We keep finding odd-ball stuff amongst the Joe Henning shot’s we’re scanning. Take for example our next image (JHC_1389). Seven fantastic photos were cut up and taped together in an accordion fashion to use as a presentation piece to sell a film idea. We don’t know what became of the project but we saved what was left of the photos. There’s Parnelli, A.J. the Foyt, A.J. the Watson and Ken Miles to name some of the players.
We just had to fix one of the shots for you (JHC_1388). This one shows the multi-talented Ken Miles in a Cobratakee at the First Dodger Stadium Sports Car Race held at Chavez Ravine back on March 2 and 3, 1963. It was taken by the now famous photographer Dave Freidman. We didn’t know it then but the Dodger Stadium race would go on to be a historic event in that it signaled the end of Corvette domination in the Production Sports Car races at the time. Miles finished second in the race and his teammate Dave McDonald in another Cobra came home the winner.
To add a little frosting to the above shot we present an original ticket stub from this very race (JMC_526). Note it only cost $3.50 to see the race and see those new fangled hot rods from Carroll Shelby called Cobras trounce Dick Guldstrand’s mighty Corvette.

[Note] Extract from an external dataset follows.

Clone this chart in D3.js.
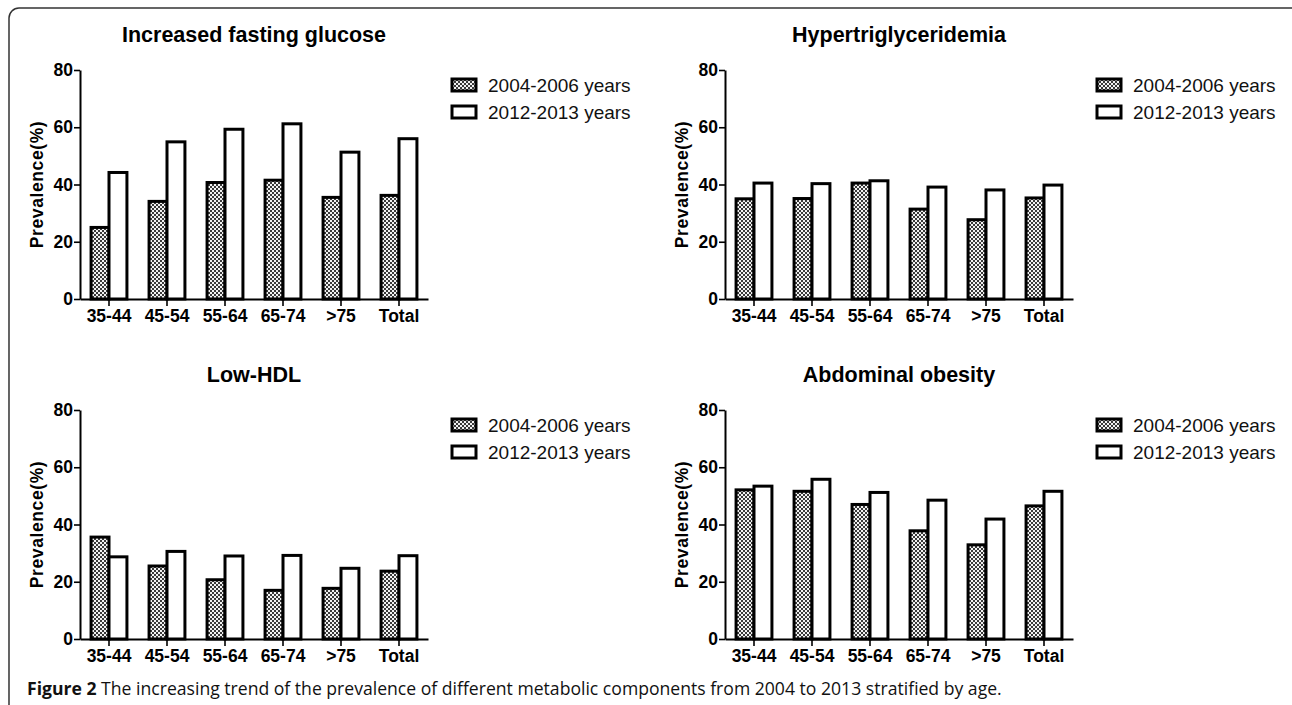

If you happen to like Corvette’s you’ll love this book if you can find one (JMC_5631). Michael Antonick penned this one back in 1990. On the cover, we see Bob Bonderant in the Washburn Chevrolet sponsored Split Window leading Dick Guldstrand’s Baher Chevrolet sponsored roadster and Ronnie Bucknum in another Slit Winplit Window. That funny car on the right is the same Cobra seen in JHC_1388. This was shot at Dodger Stadium where Dave McDonald won in a Cobra and Miles finished second.